July 27, 2025
Senate Bill 1748: Because Nothing Says “Freedom” Like Biometric Browsing and Algorithmic Morality

⚠️ SNARKY DISCLAIMER

 This is satire. It's hot. It's legal. It’s paranoid with purpose. If you're a senator with fragile optics or a platform CEO trying to look “kid-friendly” while selling ad data to Beijing, this one's not for you. But hey, if you love the smell of pre-crime censorship in the morning, buckle up.


Ah, Senate Bill 1748—the Kids Online Safety Act. You hear that title and think, “Finally, they’re gonna stop the algorithm from turning my sixth grader into an Andrew Tate cosplayer.”

But look under the hood, folks. That’s not a child safety bill.

That’s Project 2025 with a juice box.

Because behind the cute title and bipartisan virtue signaling is a bill that’s basically Handmaid’s Tale meets Comcast Terms of Service.

Let’s break it down:

This bill wants platforms to “prevent harm” to minors. Sounds noble, right? But how do you define harm? Offensive content? Excessive screen time? Satire? Politics? Climate change? Queer joy?

Here's what it actually means:

Platforms will be forced to build AI‑driven content policing regimes that scan, flag, and purge anything that might hurt a theoretical child somewhere in the Kansas panhandle.

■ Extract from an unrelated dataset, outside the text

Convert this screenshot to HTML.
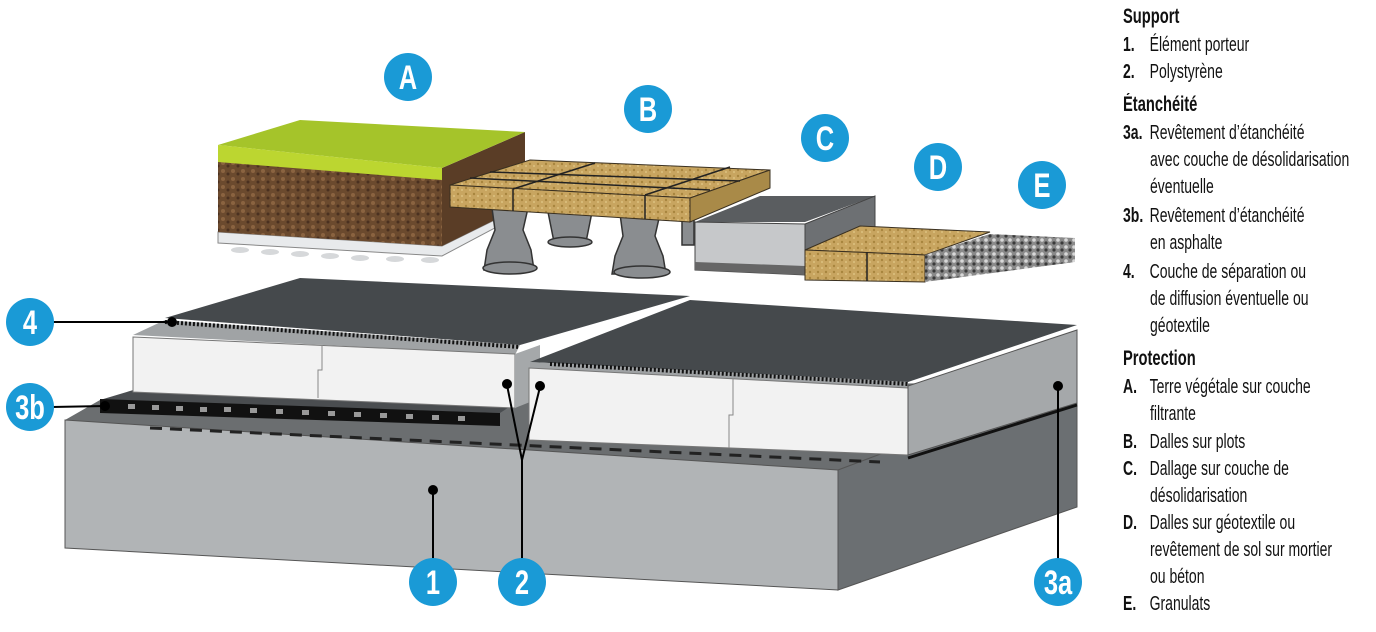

Not just TikTok. Not just porn.

Everything.

Your meme? Flagged.

Your post about reproductive rights? Age-gated.

Your satire? Canceled by a bot that thinks “Nixon with goat horns” is demonic grooming.

It’s “Won’t someone think of the children?” meets “This post violates community guidelines.”

🧠 Privacy? What Privacy?

This bill doesn’t just censor content—it opens the floodgates for state-sanctioned surveillance.

Because to enforce this, platforms will need age verification. And not your old “click if you’re 18” checkbox. Oh no.

We’re talking biometric scans. Digital IDs. Verified behavior profiles.

The same government that can’t fix the DMV now wants a centralized child-safety scoring algorithm on every website.

And who runs this database of age-verified, morality-tagged, childproofed citizens?

Well, under Project 2025, probably someone from Liberty University with a cross in one hand and a TikTok ban in the other.

👁️ Dystopia Speedrun:

If passed and enforced, S. 1748 leads directly to:

  • National Online ID Systems: You want to watch YouTube? First scan your face.
  • Platform Pre-Censorship: AI removes your post before it even goes live.
  • Creators Blacklisted by Risk Scores: “Sorry, you made a joke about Jesus and meatballs. You’re now labeled PG-13 offensive.”
  • Federal “Trusted Content Partners”: Fox News is rated safe. John Oliver? Restricted.
  • Algorithmic Indoctrination: Every timeline scrubbed to reflect “safe” values. Who defines those? Well, you didn’t vote for them.

And here’s the kicker:

The people passing this are the same ones who scream about “cancel culture” and “woke censorship.”

They don’t hate censorship—they just want exclusive broadcast rights.

🔮 Project 2025 Fallout:

Pair this with the broader goals of Project 2025—where the Executive becomes judge, jury, and content curator—and suddenly your child’s “safe online experience” comes preloaded with:

  • Prayer algorithms.
  • Abstinence filters.
  • History books without civil rights.
  • Gender? Removed for your protection.

This bill is the digital trigger for ideological sterilization. Not safety.

🎭 And Let’s Talk About Creators:

Independent voices? Done.

Satirists? Shadowbanned.

Political artists? Monetization denied.

Comedians? Age-restricted faster than you can say “George Carlin.”

The internet was the last semi-free public square—and this bill gives it back to the hall monitors.

🧨 FINAL THOUGHT

Senate Bill 1748 doesn’t protect kids.

It doesn’t protect families.

It protects power.

It’s a velvet-gloved content gulag, and they’re selling it with a cartoon smile and a downloadable parent portal.

Because when fascism finally comes for your feed, it’ll be branded, family-friendly, and Terms-of-Service compliant.

They don’t want to stop the bad guys.

They want to own the narrative.

And the best way to do that?

Slap a filter on the future and call it safety.